Заткнула уши и слушать не хочет. Просидела, как на иголках, один вечер и куда-то скрылась, больше уж и не видал; а сказывали, что целым обозом уехала куда-то за Москву. Именье, однакож, принял и потом, видевши большие во всем запущения, только, знаете, хотел было немного поустроить, не тут-то было: через месяц какой-нибудь получаю от них письмо, умоляют, чтобы прислал тысячу рублей серебром. Что угодно, пишут, могу из именья продать, только, бога ради, не остановить, потому что без этого Митеньку в полк не принимают. Делать нечего; взял и продал лучшую отхожую их пустошь, выслал им тысячу рублей.

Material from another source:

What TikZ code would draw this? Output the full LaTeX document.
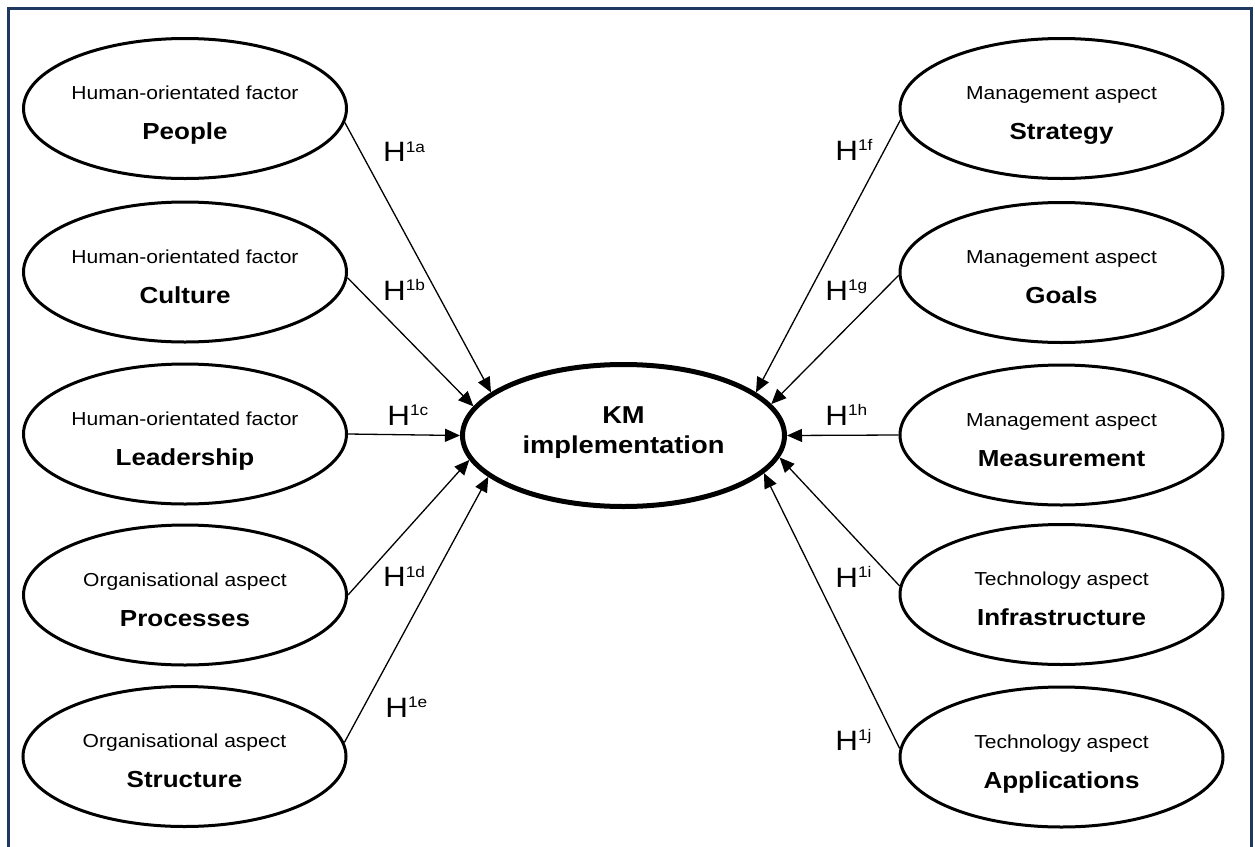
\documentclass[tikz,border=0pt]{standalone}
\usepackage{fontspec}
\setmainfont{Liberation Sans}[FakeStretch=1.12]
\usetikzlibrary{shapes.geometric,arrows.meta,calc}
\definecolor{framenavy}{RGB}{31,56,96}
\tikzset{
  factor/.style={ellipse, draw, line width=1.5pt, minimum width=161.5pt,
                 minimum height=70pt, inner sep=0pt},
  core/.style={ellipse, draw, line width=2.5pt, minimum width=161pt,
               minimum height=71pt, inner sep=0pt},
  kind/.style={font=\fontsize{9.4}{11}\selectfont, anchor=base, inner sep=0pt},
  title/.style={font=\fontsize{11.6}{13}\selectfont\bfseries, anchor=base, inner sep=0pt},
  coretext/.style={font=\fontsize{12.2}{14}\selectfont\bfseries, anchor=base, inner sep=0pt},
  hyp/.style={font=\fontsize{14}{16}\selectfont, anchor=base west, inner sep=0pt},
  link/.style={line width=0.65pt, -{Triangle[length=7.5pt,width=6.5pt]}},
  frameline/.style={draw=framenavy, line width=1.8pt},
}
% factor ellipse with its category line and its bold name
\newcommand\factornode[5]{%
  \node[factor] (#1) at (#2,#3) {};
  \node[kind] (#1-kind) at ($(#1)+(0,-9)$) {#4};
  \node[title] (#1-title) at ($(#1)+(0,31)$) {#5};
}
% hypothesis label H with a raised index
\newcommand\hyplabel[4]{%
  \node[hyp] (#1) at (#2,#3) {H\raisebox{4.7pt}{\fontsize{7.7}{8}\selectfont 1#4}};
}
\begin{document}
\begin{tikzpicture}[x=0.5pt, y=-0.5pt]
  \useasboundingbox (0,0) rectangle (1255,847);

  % open frame (no bottom edge)
  \draw[frameline] (8.5,860) -- (8.5,8.5) -- (1251.5,8.5) -- (1251.5,860);

  % central construct
  \node[core] (km) at (623.5,435.5) {};
  \node[coretext] (km-top) at ($(km)+(0,-12.5)$) {KM};
  \node[coretext] (km-bottom) at ($(km)+(0,17.5)$) {implementation};

  % left column
  \factornode{people}{185}{108.5}{Human-orientated factor}{People}
  \factornode{culture}{185}{272}{Human-orientated factor}{Culture}
  \factornode{leadership}{185}{434}{Human-orientated factor}{Leadership}
  \factornode{processes}{185}{595}{Organisational aspect}{Processes}
  \factornode{structure}{184.5}{756.5}{Organisational aspect}{Structure}

  % right column
  \factornode{strategy}{1061.5}{108.5}{Management aspect}{Strategy}
  \factornode{goals}{1061.5}{272.5}{Management aspect}{Goals}
  \factornode{measurement}{1061.5}{435}{Management aspect}{Measurement}
  \factornode{infrastructure}{1061.5}{594.5}{Technology aspect}{Infrastructure}
  \factornode{applications}{1061.5}{757}{Technology aspect}{Applications}

  % hypothesised links
  \draw[link] (people.355) -- (km.162);
  \draw[link] (culture.358) -- (km.169.7);
  \draw[link] (leadership.east) -- (km.west);
  \draw[link] (processes.0.7) -- (km.189.1);
  \draw[link] (structure.5.7) -- (km.197.2);
  \draw[link] (strategy.184) -- (km.18);
  \draw[link] (goals.181.5) -- (km.12.4);
  \draw[link] (measurement.west) -- (km.east);
  \draw[link] (infrastructure.177.4) -- (km.352.1);
  \draw[link] (applications.177.6) -- (km.345.6);

  % hypothesis labels
  \hyplabel{h1a}{382.7}{161.7}{a}
  \hyplabel{h1b}{382.7}{300}{b}
  \hyplabel{h1c}{387}{425}{c}
  \hyplabel{h1d}{382.7}{586.7}{d}
  \hyplabel{h1e}{385}{717}{e}
  \hyplabel{h1f}{835}{160}{f}
  \hyplabel{h1g}{825}{300}{g}
  \hyplabel{h1h}{825}{425}{h}
  \hyplabel{h1i}{835}{587}{i}
  \hyplabel{h1j}{835}{750}{j}
\end{tikzpicture}
\end{document}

Думаю, по крайней мере теперь поугомонятся. Ничего не бывало; как начали, сударь мой, почти чрез каждую почту жарить меня: «Бесценный братец, многоуважаемый дядюшка, вышлите денег, соберите оброки или займите где-нибудь». Только в том и письма состоят. Выслал еще раза два; терпение, наконец, лопнуло, написал им предерзкое письмо. «Вероятно, вы, – пишу им, – не умеете считать, что ожидаете оброков, когда они получены мною уже за целый год вперед; а если вы, мои милые, думаете, что в вашей усадьбе или в какой-нибудь из деревень ваших открыты золотые рудники, так вы ошибаетесь. Нет у меня про вас больше денег». Осердились. Получаю на это ответ от одного уж племянника, очень вежливый, но холодный. Извиняется, что обеспокоили меня управлением имения, и потому его нынче поручают своему старосте. Ну, думаю, мне же лучше: кума с возу, куму легче. Прошло таким делом года четыре – ни слуху ни духу от моей родненьки; только один раз прогуливаюсь я по нашему базару, вдруг, вижу, идет мне навстречу их ключница, Марья Алексеевна, в своей по обыкновению заячьей китайской шубке, маленькой косынкой повязанная; любимая, знаете, из всех людей покойным братом женщина и в самом деле этакая преданная всему их семейству, скопидомка большая в хозяйстве, неглупая и очень не прочь поговорить и посудить о господах, с кем знает, что можно.
– Марья Алексеевна, – говорю, – мое вам почтенье.
Она подошла ко мне и, как водится, поцеловала меня в плечо.
– Зачем и про что изволили пожаловать к нам в город?
– Запасов, сударь, – говорит, – кой-каких приехала закупить: чаю, кофею, сахару для дому.
– Да что, сама, что ли, вздумала чайничать да кофейничать?
– Никак нет, сударь, для госпожи, – говорит.
– Как для госпожи? Барыня разве здесь?
– Как же, сударь, – говорит, – месяца полтора, как прибыли.
– Хорошо, – говорю, – а мне и весточки не дадите.